Trains owned by Short Line now are occasionally leased for special events, such as the annual fund-raiser by the Chamber of Commerce. The company makes most of its money renting the trains to movie crews for filming, Jensen said.

But the dinner excursions can’t get started until Southern Pacific Railroad relinquishes control over the tracks. Ventura County, working with the Ventura County Transportation Commission and the cities of Santa Paula and Fillmore, is negotiating to buy 39 miles of tracks between Piru and Montalvo.

That $10-million purchase from Southern Pacific is expected to close by the end of the year, Campbell said. After that, Short Line will be free to begin dinner excursions along the entire length of track, he said.

Campbell said the train excursions could attract people from around the country.


“The main attraction is the train, but they also come for the ambience of the town. What is better than smelling orange blossoms while cruising through the Santa Clara Valley aboard a steam locomotive?”

If Saturday’s high-spirited fest is any indication, Campbell could be right.

With a minimum of advertising, the chamber sold all 350 tickets at $45 each for the dinner-dance. Some people even asked to be placed on a waiting list, chamber Director Hank Carillo said.

Although some complained that there was not enough food, that the lines for the bar were too long and that the band started too late, people for the most part seemed to be enjoying themselves.


Pat Bland, a retired Hollywood resident, bought eight tickets so she could take a group of friends to the dance. Bland also rented a white stretch limousine for the group, bringing her total tab for the night to $700.

“I wanted to do something really different for them,” Bland said. “When I heard about this, I said, ‘That’s it.’ ”

While Bland’s group led rousing renditions of “Swing Low” and “Sentimental Journey” in one of the more modern cars, two couples from Simi Valley peered out the window of their Pullman sleeper car.

The Pullman car features authentic red velvet bench seats that face each other and overhead compartments that convert to sleeping chambers.
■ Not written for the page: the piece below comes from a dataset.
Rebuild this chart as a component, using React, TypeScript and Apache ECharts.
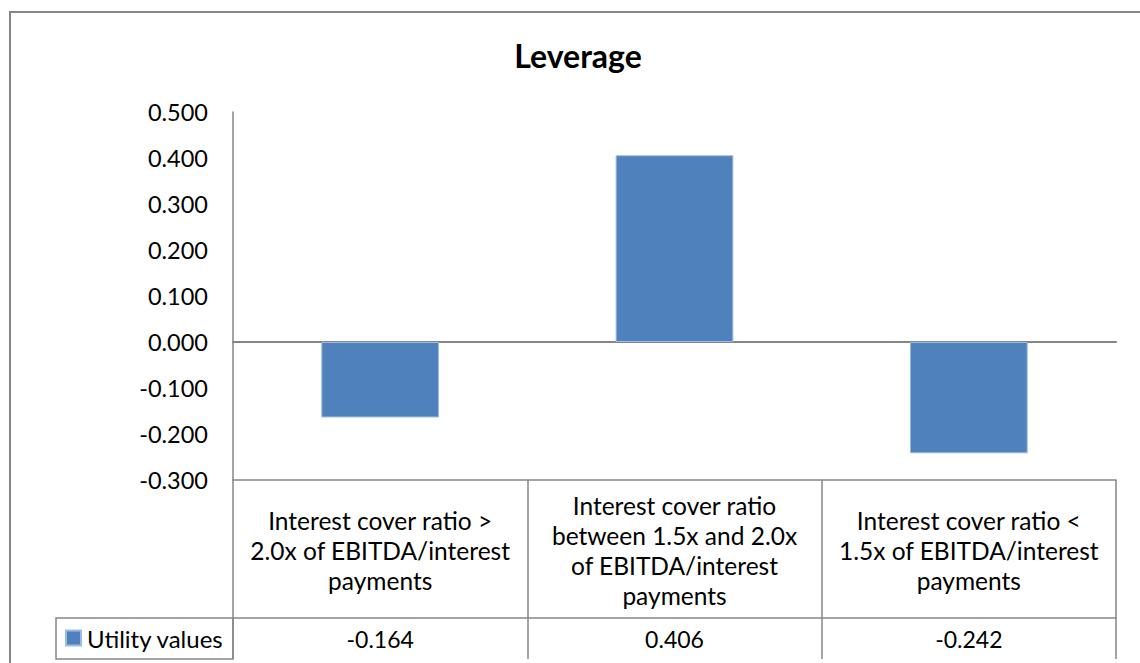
import React, { useEffect, useRef } from "react";
import * as echarts from "echarts";

const chartTitle = "Leverage";
const seriesName = "Utility values";
const categories = [
  "Interest cover ratio >\n2.0x of EBITDA/interest\npayments",
  "Interest cover ratio\nbetween 1.5x and 2.0x\nof EBITDA/interest\npayments",
  "Interest cover ratio <\n1.5x of EBITDA/interest\npayments",
];
const values = [-0.164, 0.406, -0.242];
const yMin = -0.3;
const yMax = 0.5;
const yInterval = 0.1;

const FONT = "Lato";
const GRAY = "#868686";

export default function App() {
  const ref = useRef<HTMLDivElement>(null);
  useEffect(() => {
    if (!ref.current) return;
    const chart = echarts.init(ref.current, undefined, { renderer: "svg" });
    const fmt = (v: number) => (Math.abs(v) < 1e-9 ? 0 : v).toFixed(3);
    chart.setOption({
      animation: false,
      backgroundColor: "#ffffff",
      textStyle: { fontFamily: FONT },
      title: {
        text: chartTitle,
        left: 578,
        top: 39,
        textAlign: "center",
        padding: 0,
        textStyle: { fontFamily: FONT, fontWeight: "bold", fontSize: 32, color: "#000" },
      },
      legend: {
        show: true,
        left: 65,
        top: 626,
        padding: 0,
        icon: "rect",
        itemWidth: 15,
        itemHeight: 15,
        data: [seriesName],
        textStyle: { fontFamily: FONT, fontSize: 24, color: "#000", padding: [0, 0, 0, 1] },
      },
      grid: { left: 233, right: 24, top: 112, bottom: 183, containLabel: false },
      xAxis: [
        {
          type: "category",
          data: categories,
          axisLine: { onZero: true, lineStyle: { color: GRAY, width: 2 } },
          axisTick: { show: false },
          axisLabel: { show: false },
        },
        {
          type: "category",
          data: categories,
          position: "bottom",
          offset: 0,
          axisLine: { onZero: false, show: true, lineStyle: { color: GRAY, width: 1.5 } },
          axisTick: { show: true, length: 138, lineStyle: { color: GRAY, width: 1.5 } },
          axisLabel: {
            show: true,
            interval: 0,
            margin: 70,
            verticalAlign: "middle",
            align: "center",
            lineHeight: 30,
            fontFamily: FONT,
            fontSize: 24.5,
            color: "#000",
          },
        },
        {
          type: "category",
          data: values.map((v) => fmt(v)),
          position: "bottom",
          offset: 138,
          axisLine: { onZero: false, show: true, lineStyle: { color: GRAY, width: 1.5 } },
          axisTick: { show: true, length: 41, lineStyle: { color: GRAY, width: 1.5 } },
          axisLabel: {
            show: true,
            interval: 0,
            margin: 21,
            verticalAlign: "middle",
            align: "center",
            fontFamily: FONT,
            fontSize: 23,
            color: "#000",
          },
        },
      ],
      yAxis: {
        type: "value",
        min: yMin,
        max: yMax,
        interval: yInterval,
        axisLine: { show: true, lineStyle: { color: GRAY, width: 1.5 } },
        axisTick: { show: false },
        splitLine: { show: false },
        axisLabel: {
          margin: 25,
          fontFamily: FONT,
          fontSize: 23.5,
          color: "#000",
          formatter: (v: number) => fmt(v),
        },
      },
      series: [
        {
          name: seriesName,
          type: "bar",
          xAxisIndex: 0,
          data: values,
          barWidth: "40%",
          itemStyle: { color: "#4F81BD", borderColor: "#9DBCE4", borderWidth: 1 },
        },
      ],
      graphic: [
        {
          type: "rect",
          shape: { x: 10, y: 12, width: 1300, height: 800 },
          style: { fill: "none", stroke: GRAY, lineWidth: 2 },
          z: 100,
        },
        {
          type: "rect",
          shape: { x: 56, y: 618, width: 177, height: 41 },
          style: { fill: "none", stroke: GRAY, lineWidth: 1.5 },
          z: 100,
        },
      ],
    });
    return () => chart.dispose();
  }, []);
  return (
    <div
      ref={ref}
      style={{ position: "absolute", left: 0, top: 0, width: 1140, height: 663 }}
    />
  );
}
Mimi Norman said she chose the Pullman car for her ride after passing over another old car filled with white plastic chairs for seating.


Norman called that one the “Kmart car.”

“It has all those lawn chairs in it,” she said. “Tacky. Tacky. This is much better.”

Car attendant Swanson, a member of the Santa Clara River Valley Railroad Historical Society, said his group plans to help Short Line renovate each car with period seating and fixtures. But the work is slow because of a shortage of funds, he said.

Jensen of Short Line said his company also is negotiating to buy dining cars so dinner can be served on the train once the excursion runs begin.


Like Campbell, he has high hopes for the railway’s future.

“This is just a great little valley for tourism,” Jensen said. “It’s undiscovered and it’s so close to Los Angeles. It can become the next Solvang.”